Preoperative Factors Associated with Major Perioperative Bleeding in End-Stage Renal Disease Patients on Long-Term Dialysis Undergoing Non-Elective Abdominal Surgeries
Claire A. Ostertag-Hill*1, Joy Zhou Done3, Olivia Ziegler3, Siva Vithiananthan2
1Surgery, Rhode Island Hospital/Brown University, Providence, RI; 2Surgery, Miriam Hospital/Brown University, Providence, RI; 3The Warren Alpert Medical School of Brown University, Providence, RI
To determine the prevalence and risk factors for perioperative bleeding in patients on dialysis undergoing non-elective abdominal surgery
Retrospective cohort study
Participating American College of Surgeons-National Surgical Quality Improvement Program (ACS NSQIP) hospitals between 2005-2017
Patients (or Other Participants)
Patients age 18 and older on current dialysis who underwent a number of non-elective abdominal surgery procedures at a participating ACS NSQIP hospital, as defined by primary procedure CPT code.
Interventions (if any)
Main Outcome Measure (s)
Major perioperative bleeding, defined as bleeding requiring transfusion within 72 hours after surgery, and risk factors for major perioperative bleeding.

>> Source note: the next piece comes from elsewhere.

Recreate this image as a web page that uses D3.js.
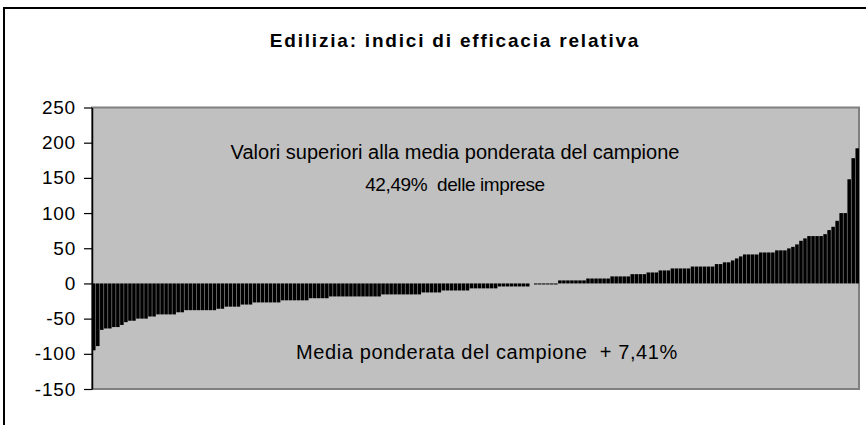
<!DOCTYPE html>
<html>
<head>
<meta charset="utf-8">
<script src="https://cdn.jsdelivr.net/npm/d3@7"></script>
<style>
  body { margin: 0; background: #fff; }
  text { font-family: "Liberation Sans", Arial, sans-serif; fill: #000; white-space: pre; }
  .title { font-weight: bold; font-size: 19px; letter-spacing: 1.8px; }
  .note { font-size: 20px; }
</style>
</head>
<body>
<div class="chart"></div>
<script>
// sorted relative efficacy index, one bar per firm
var values = [
  -95, -89, -66, -64, -64, -62, -62, -59, -55, -53,
  -53, -50, -50, -50, -47, -47, -44, -44, -44, -44,
  -44, -41, -41, -38, -38, -38, -38, -38, -38, -38,
  -38, -36, -36, -33, -33, -33, -33, -30, -30, -30,
  -27, -27, -27, -27, -27, -27, -27, -24, -24, -24,
  -24, -24, -24, -24, -21, -21, -21, -21, -21, -18.5,
  -18.5, -18.5, -18.5, -18.5, -18.5, -18.5, -18.5, -18.5, -18.5, -18.5,
  -18.5, -18.5, -15.6, -15.6, -15.6, -15.6, -15.6, -15.6, -15.6, -15.6,
  -15.6, -15.6, -12.8, -12.8, -12.8, -12.8, -12.8, -10, -10, -10,
  -10, -10, -10, -10, -7, -7, -7, -7, -7, -7,
  -7, -4.3, -4.3, -4.3, -4.3, -4.3, -4.3, -4.3, -4.3, 0,
  -1.5, -1.5, -1.5, -1.5, -1.5, -1.5, 4.3, 4.3, 4.3, 4.3,
  4.3, 4.3, 4.3, 7, 7, 7, 7, 7, 7, 10,
  10, 10, 10, 10, 13.2, 13.2, 13.2, 13.2, 15.6, 15.6,
  15.6, 18.5, 18.5, 18.5, 21.3, 21.3, 21.3, 21.3, 21.3, 24,
  24, 24, 24, 24, 24, 27.5, 27.5, 30, 30, 32.7,
  35.5, 38.4, 41.2, 41.2, 41.2, 41.2, 44, 44, 44, 44,
  47, 47, 47, 49.8, 52, 55.5, 60.6, 64, 67.3, 67.3,
  67.3, 67.3, 70, 75.8, 80.5, 89, 100, 100, 148, 178,
  192
];
var categories = values.map(function(d, i){ return i + 1; });
var yTicks = [-150, -100, -50, 0, 50, 100, 150, 200, 250];
var titleText = "Edilizia: indici di efficacia relativa";
var noteTop = ["Valori superiori alla media ponderata del campione", "42,49%  delle imprese"];
var noteBottom = "Media ponderata del campione  + 7,41%";

var W = 866, H = 425;
var plot = { left: 92, right: 859, top: 107.5, bottom: 389 };

var svg = d3.select(".chart").append("svg")
    .attr("width", W)
    .attr("height", H);

// outer chart frame
svg.append("rect")
    .attr("x", 4).attr("y", 8)
    .attr("width", W + 10).attr("height", H + 10)
    .attr("fill", "#fff")
    .attr("stroke", "#000")
    .attr("stroke-width", 2);

svg.append("text")
    .attr("class", "title")
    .attr("x", 455).attr("y", 47)
    .attr("text-anchor", "middle")
    .text(titleText);

//Scales
var x = d3.scaleBand()
    .domain(categories)
    .range([plot.left, plot.right])
    .paddingInner(0.12)
    .paddingOuter(0);
var y = d3.scaleLinear()
    .domain([-150, 250])
    .range([plot.bottom, plot.top]);

//plot area
svg.append("rect")
    .attr("x", plot.left).attr("y", plot.top)
    .attr("width", plot.right - plot.left)
    .attr("height", plot.bottom - plot.top)
    .attr("fill", "#c0c0c0")
    .attr("stroke", "#808080")
    .attr("stroke-width", 2);

svg.append("g").attr("class", "bars")
  .selectAll("rect")
  .data(values)
  .enter().append("rect")
    .attr("x", function(d, i){ return x(categories[i]); })
    .attr("width", x.bandwidth())
    .attr("y", function(d){ return y(Math.max(0, d)); })
    .attr("height", function(d){ return Math.abs(y(d) - y(0)); })
    .attr("fill", "#000");

//yAxis
var yAxis = d3.axisLeft(y)
    .tickValues(yTicks)
    .tickSizeInner(8)
    .tickSizeOuter(0)
    .tickPadding(8)
    .tickFormat(function(d){ return d; });
var gy = svg.append("g")
    .attr("transform", "translate(" + plot.left + ",0)")
    .call(yAxis);
gy.select(".domain").attr("stroke", "#000").attr("stroke-width", 1.5);
gy.selectAll(".tick line").attr("stroke", "#000").attr("stroke-width", 1.2);
gy.selectAll(".tick text")
    .style("font-family", '"Liberation Sans", Arial, sans-serif')
    .style("font-size", "19px")
    .style("letter-spacing", "0.8px")
    .attr("fill", "#000");

//notes
svg.append("text")
    .attr("class", "note")
    .attr("x", 455).attr("y", 159)
    .attr("text-anchor", "middle")
    .text(noteTop[0]);

svg.append("text")
    .attr("class", "note")
    .attr("x", 455).attr("y", 191)
    .attr("text-anchor", "middle")
    .style("font-size", "19px")
    .style("letter-spacing", "-0.4px")
    .text(noteTop[1]);

svg.append("text")
    .attr("class", "note")
    .attr("x", 487).attr("y", 359)
    .attr("text-anchor", "middle")
    .style("letter-spacing", "0.6px")
    .text(noteBottom);
</script>
</body>
</html>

Of 9,102 patients on dialysis undergoing non-elective abdominal surgery, 2,793 (30.7%) experienced major perioperative bleeding requiring transfusion, and 2,002 (22%) died within 30 days of surgery. By multivariable logistic regression, patients who were female, dependent in ADLs, ventilator-dependent, had disseminated cancer, or had chronic steroid use were at elevated risk for major perioperative bleeding. Elevated PTT, BUN, anemia, and hypoalbuminemia were also associated with higher odds of major bleeding. Compared to patients undergoing herniorrhaphy (lowest risk), the odds of major perioperative bleeding were highest for patients undergoing hepatic (OR=18.09), splenic (OR=10.86), and pancreatic surgery (OR=9.59). Major perioperative bleeding was associated with increased 30-day mortality (34.0% vs. 16.7%, p<0.001).
Patients with ESRD experience high rates of bleeding requiring transfusion following emergent abdominal surgery. Derangements in preoperative labs and baseline patient characteristics may be useful in assessing bleeding risk in this patient population.